■ **Instructions to follow**: Restate each line word for word. Leave out every picture.

________________________

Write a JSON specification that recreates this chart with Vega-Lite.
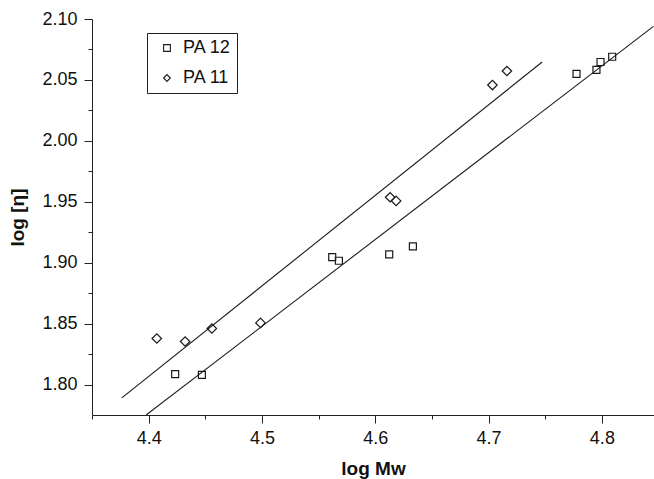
{
  "$schema": "https://vega.github.io/schema/vega-lite/v6.json",
  "autosize": {"type": "none"},
  "padding": {"left": 92, "top": 19, "right": 0, "bottom": 64},
  "width": 562,
  "height": 396,
  "background": "white",
  "config": {
    "view": {"stroke": null},
    "font": "Liberation Sans",
    "axis": {
      "grid": false,
      "domainColor": "#222222",
      "domainWidth": 1,
      "tickColor": "#222222",
      "tickWidth": 1,
      "labelColor": "#111111",
      "labelFont": "Liberation Sans",
      "labelFontSize": 18,
      "titleFont": "Liberation Sans",
      "titleFontSize": 19,
      "titleFontWeight": "bold",
      "titleColor": "#111111"
    },
    "legend": {
      "labelFont": "Liberation Sans",
      "labelFontSize": 18,
      "labelColor": "#111111",
      "labelLimit": 300
    }
  },
  "datasets": {
    "points": [
      {"series": "PA 12", "logMw": 4.4234, "logEta": 1.8085},
      {"series": "PA 12", "logMw": 4.4470, "logEta": 1.8079},
      {"series": "PA 12", "logMw": 4.5620, "logEta": 1.9046},
      {"series": "PA 12", "logMw": 4.5679, "logEta": 1.9016},
      {"series": "PA 12", "logMw": 4.6123, "logEta": 1.9069},
      {"series": "PA 12", "logMw": 4.6332, "logEta": 1.9134},
      {"series": "PA 12", "logMw": 4.7776, "logEta": 2.0550},
      {"series": "PA 12", "logMw": 4.7952, "logEta": 2.0583},
      {"series": "PA 12", "logMw": 4.7988, "logEta": 2.0647},
      {"series": "PA 12", "logMw": 4.8091, "logEta": 2.0690},
      {"series": "PA 11", "logMw": 4.4072, "logEta": 1.8378},
      {"series": "PA 11", "logMw": 4.4322, "logEta": 1.8353},
      {"series": "PA 11", "logMw": 4.4558, "logEta": 1.8460},
      {"series": "PA 11", "logMw": 4.4987, "logEta": 1.8506},
      {"series": "PA 11", "logMw": 4.6131, "logEta": 1.9537},
      {"series": "PA 11", "logMw": 4.6184, "logEta": 1.9507},
      {"series": "PA 11", "logMw": 4.7034, "logEta": 2.0458},
      {"series": "PA 11", "logMw": 4.7162, "logEta": 2.0573}
    ],
    "fits": [
      {"fit": "PA 11", "logMw": 4.3763, "logEta": 1.7890},
      {"fit": "PA 11", "logMw": 4.7473, "logEta": 2.0647},
      {"fit": "PA 12", "logMw": 4.3978, "logEta": 1.7750},
      {"fit": "PA 12", "logMw": 4.8455, "logEta": 2.0939}
    ]
  },
  "encoding": {
    "x": {
      "field": "logMw",
      "type": "quantitative",
      "scale": {"domain": [4.35, 4.846], "nice": false, "zero": false},
      "axis": {
        "title": "log Mw",
        "values": [4.35, 4.4, 4.45, 4.5, 4.55, 4.6, 4.65, 4.7, 4.75, 4.8],
        "format": ".1f",
        "labelExpr": "abs(datum.value * 10 - round(datum.value * 10)) < 0.001 ? datum.label : ''",
        "tickSize": {"condition": {"test": "abs(datum.value * 10 - round(datum.value * 10)) < 0.001", "value": 8}, "value": 4},
        "labelPadding": 6,
        "titlePadding": 12
      }
    },
    "y": {
      "field": "logEta",
      "type": "quantitative",
      "scale": {"domain": [1.775, 2.1], "nice": false, "zero": false},
      "axis": {
        "title": "log [η]",
        "values": [1.8, 1.825, 1.85, 1.875, 1.9, 1.925, 1.95, 1.975, 2.0, 2.025, 2.05, 2.075, 2.1],
        "format": ".2f",
        "labelExpr": "abs(datum.value * 20 - round(datum.value * 20)) < 0.001 ? datum.label : ''",
        "tickSize": {"condition": {"test": "abs(datum.value * 20 - round(datum.value * 20)) < 0.001", "value": 8}, "value": 4},
        "labelPadding": 7,
        "titlePadding": 14
      }
    }
  },
  "layer": [
    {
      "data": {"name": "fits"},
      "mark": {"type": "line", "color": "#1a1a1a", "strokeWidth": 1.1, "clip": true},
      "encoding": {
        "detail": {"field": "fit", "type": "nominal"}
      }
    },
    {
      "data": {"name": "points"},
      "transform": [{"filter": "datum.series === 'PA 12'"}],
      "mark": {"type": "point", "filled": false, "strokeWidth": 1.2, "color": "#1a1a1a", "opacity": 1, "size": 49},
      "encoding": {
        "shape": {
          "field": "series",
          "type": "nominal",
          "scale": {"domain": ["PA 12", "PA 11"], "range": ["square", "diamond"]},
          "legend": {
            "title": null,
            "orient": "none",
            "legendX": 55,
            "legendY": 14,
            "strokeColor": "#222222",
            "fillColor": "white",
            "padding": 6,
            "rowPadding": 12,
            "symbolSize": 45,
            "symbolStrokeWidth": 1.1,
            "symbolStrokeColor": "#1a1a1a",
            "symbolOffset": 5,
            "labelOffset": 7,
            "labelFont": "Liberation Sans",
            "labelFontSize": 18,
            "labelColor": "#111111"
          }
        }
      }
    },
    {
      "data": {"name": "points"},
      "transform": [{"filter": "datum.series === 'PA 11'"}],
      "mark": {"type": "point", "filled": false, "strokeWidth": 1.2, "color": "#1a1a1a", "opacity": 1, "size": 90},
      "encoding": {
        "shape": {
          "field": "series",
          "type": "nominal",
          "scale": {"domain": ["PA 12", "PA 11"], "range": ["square", "diamond"]},
          "legend": {
            "title": null,
            "orient": "none",
            "legendX": 55,
            "legendY": 14,
            "strokeColor": "#222222",
            "fillColor": "white",
            "padding": 6,
            "rowPadding": 12,
            "symbolSize": 45,
            "symbolStrokeWidth": 1.1,
            "symbolStrokeColor": "#1a1a1a",
            "symbolOffset": 5,
            "labelOffset": 7,
            "labelFont": "Liberation Sans",
            "labelFontSize": 18,
            "labelColor": "#111111"
          }
        }
      }
    }
  ]
}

________________________

■ **Complete output**:
Write a JSON specification that recreates this chart with Vega-Lite.
{
  "$schema": "https://vega.github.io/schema/vega-lite/v6.json",
  "autosize": {"type": "none"},
  "padding": {"left": 92, "top": 19, "right": 0, "bottom": 64},
  "width": 562,
  "height": 396,
  "background": "white",
  "config": {
    "view": {"stroke": null},
    "font": "Liberation Sans",
    "axis": {
      "grid": false,
      "domainColor": "#222222",
      "domainWidth": 1,
      "tickColor": "#222222",
      "tickWidth": 1,
      "labelColor": "#111111",
      "labelFont": "Liberation Sans",
      "labelFontSize": 18,
      "titleFont": "Liberation Sans",
      "titleFontSize": 19,
      "titleFontWeight": "bold",
      "titleColor": "#111111"
    },
    "legend": {
      "labelFont": "Liberation Sans",
      "labelFontSize": 18,
      "labelColor": "#111111",
      "labelLimit": 300
    }
  },
  "datasets": {
    "points": [
      {"series": "PA 12", "logMw": 4.4234, "logEta": 1.8085},
      {"series": "PA 12", "logMw": 4.4470, "logEta": 1.8079},
      {"series": "PA 12", "logMw": 4.5620, "logEta": 1.9046},
      {"series": "PA 12", "logMw": 4.5679, "logEta": 1.9016},
      {"series": "PA 12", "logMw": 4.6123, "logEta": 1.9069},
      {"series": "PA 12", "logMw": 4.6332, "logEta": 1.9134},
      {"series": "PA 12", "logMw": 4.7776, "logEta": 2.0550},
      {"series": "PA 12", "logMw": 4.7952, "logEta": 2.0583},
      {"series": "PA 12", "logMw": 4.7988, "logEta": 2.0647},
      {"series": "PA 12", "logMw": 4.8091, "logEta": 2.0690},
      {"series": "PA 11", "logMw": 4.4072, "logEta": 1.8378},
      {"series": "PA 11", "logMw": 4.4322, "logEta": 1.8353},
      {"series": "PA 11", "logMw": 4.4558, "logEta": 1.8460},
      {"series": "PA 11", "logMw": 4.4987, "logEta": 1.8506},
      {"series": "PA 11", "logMw": 4.6131, "logEta": 1.9537},
      {"series": "PA 11", "logMw": 4.6184, "logEta": 1.9507},
      {"series": "PA 11", "logMw": 4.7034, "logEta": 2.0458},
      {"series": "PA 11", "logMw": 4.7162, "logEta": 2.0573}
    ],
    "fits": [
      {"fit": "PA 11", "logMw": 4.3763, "logEta": 1.7890},
      {"fit": "PA 11", "logMw": 4.7473, "logEta": 2.0647},
      {"fit": "PA 12", "logMw": 4.3978, "logEta": 1.7750},
      {"fit": "PA 12", "logMw": 4.8455, "logEta": 2.0939}
    ]
  },
  "encoding": {
    "x": {
      "field": "logMw",
      "type": "quantitative",
      "scale": {"domain": [4.35, 4.846], "nice": false, "zero": false},
      "axis": {
        "title": "log Mw",
        "values": [4.35, 4.4, 4.45, 4.5, 4.55, 4.6, 4.65, 4.7, 4.75, 4.8],
        "format": ".1f",
        "labelExpr": "abs(datum.value * 10 - round(datum.value * 10)) < 0.001 ? datum.label : ''",
        "tickSize": {"condition": {"test": "abs(datum.value * 10 - round(datum.value * 10)) < 0.001", "value": 8}, "value": 4},
        "labelPadding": 6,
        "titlePadding": 12
      }
    },
    "y": {
      "field": "logEta",
      "type": "quantitative",
      "scale": {"domain": [1.775, 2.1], "nice": false, "zero": false},
      "axis": {
        "title": "log [η]",
        "values": [1.8, 1.825, 1.85, 1.875, 1.9, 1.925, 1.95, 1.975, 2.0, 2.025, 2.05, 2.075, 2.1],
        "format": ".2f",
        "labelExpr": "abs(datum.value * 20 - round(datum.value * 20)) < 0.001 ? datum.label : ''",
        "tickSize": {"condition": {"test": "abs(datum.value * 20 - round(datum.value * 20)) < 0.001", "value": 8}, "value": 4},
        "labelPadding": 7,
        "titlePadding": 14
      }
    }
  },
  "layer": [
    {
      "data": {"name": "fits"},
      "mark": {"type": "line", "color": "#1a1a1a", "strokeWidth": 1.1, "clip": true},
      "encoding": {
        "detail": {"field": "fit", "type": "nominal"}
      }
    },
    {
      "data": {"name": "points"},
      "transform": [{"filter": "datum.series === 'PA 12'"}],
      "mark": {"type": "point", "filled": false, "strokeWidth": 1.2, "color": "#1a1a1a", "opacity": 1, "size": 49},
      "encoding": {
        "shape": {
          "field": "series",
          "type": "nominal",
          "scale": {"domain": ["PA 12", "PA 11"], "range": ["square", "diamond"]},
          "legend": {
            "title": null,
            "orient": "none",
            "legendX": 55,
            "legendY": 14,
            "strokeColor": "#222222",
            "fillColor": "white",
            "padding": 6,
            "rowPadding": 12,
            "symbolSize": 45,
            "symbolStrokeWidth": 1.1,
            "symbolStrokeColor": "#1a1a1a",
            "symbolOffset": 5,
            "labelOffset": 7,
            "labelFont": "Liberation Sans",
            "labelFontSize": 18,
            "labelColor": "#111111"
          }
        }
      }
    },
    {
      "data": {"name": "points"},
      "transform": [{"filter": "datum.series === 'PA 11'"}],
      "mark": {"type": "point", "filled": false, "strokeWidth": 1.2, "color": "#1a1a1a", "opacity": 1, "size": 90},
      "encoding": {
        "shape": {
          "field": "series",
          "type": "nominal",
          "scale": {"domain": ["PA 12", "PA 11"], "range": ["square", "diamond"]},
          "legend": {
            "title": null,
            "orient": "none",
            "legendX": 55,
            "legendY": 14,
            "strokeColor": "#222222",
            "fillColor": "white",
            "padding": 6,
            "rowPadding": 12,
            "symbolSize": 45,
            "symbolStrokeWidth": 1.1,
            "symbolStrokeColor": "#1a1a1a",
            "symbolOffset": 5,
            "labelOffset": 7,
            "labelFont": "Liberation Sans",
            "labelFontSize": 18,
            "labelColor": "#111111"
          }
        }
      }
    }
  ]
}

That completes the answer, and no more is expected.